Leyendo estas reflexiones se le hace a uno difícil entender el rechazo instintivo que parece suscitar, entre personas de izquierda de este país alarmadas –según dicen– ante la deriva disgregadora e insolidaria de nuestro caótico Estado “autonómico”, la más leve alusión a un proyecto republicano de carácter jacobino. Como si jacobinismo quisiera decir Estado centralista autoritario administrado por una élite no representativa de la totalidad del territorio nacional. Porque lo que queda claro en este como en otros escritos de los padres federalistas de la Constitución estadounidense es que “federación” quiere decir ante todo “unión” (como quedó grabado a sangre y fuego en la guerra civil de 1861-1865). Y una unión tanto más segura cuanto más extensa y más integradora de intereses diversos en equilibrio mutuo. Nada, pues, que ver con la homogeneidad o el monolitismo. Pero sí con la universalidad y la validez de las mismas leyes para todos.

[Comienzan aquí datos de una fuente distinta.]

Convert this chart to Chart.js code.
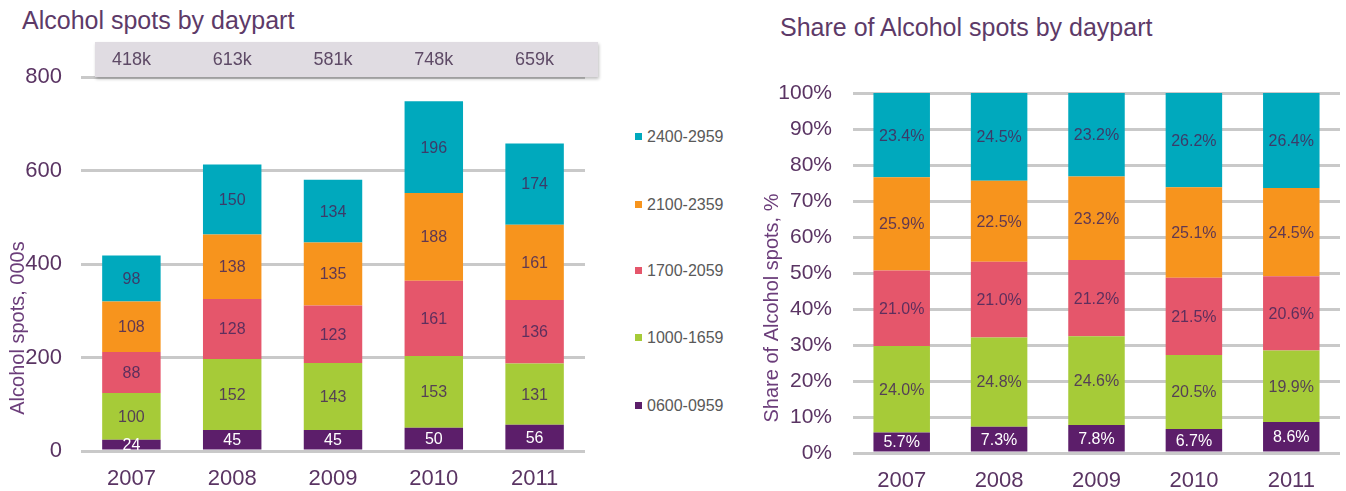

En todo caso, lo que la experiencia de los años transcurridos desde 1978 ha demostrado ad nauseam es que la indefinición de aspectos cruciales del régimen autonómico, el carácter excesivamente abierto del título VIII, hábilmente aprovechado por facciones de todos los colores y de los “cinco” puntos cardinales (centro incluido), ha llevado a este país a convertirse progresivamente en un mosaico disparatado (cúmulo de disparidades) en que las relaciones entre las comunidades autónomas y entre éstas y la menguante Administración Central tienen cada vez más las características de un juego de suma cero.
Se ha dicho que a la estructura territorial de este país le faltan aún ciertas dosis de descentralización para llegar a ser federal. Todo lo contrario: le sobran bastantes. De manera que propugnar aquí y ahora un Estado federal sin correcciones de talante “jacobino”, de reforzamiento de lo común en aras de la efectiva igualdad de derechos de todos los ciudadanos, es seguir haciéndoles el juego a los caciquiles promotores de taifas y, por parte de la izquierda, propiciar que la identificación de la unidad territorial y ciudadana de España con un proyecto político de la derecha acabe resultando una profecía autocumplida.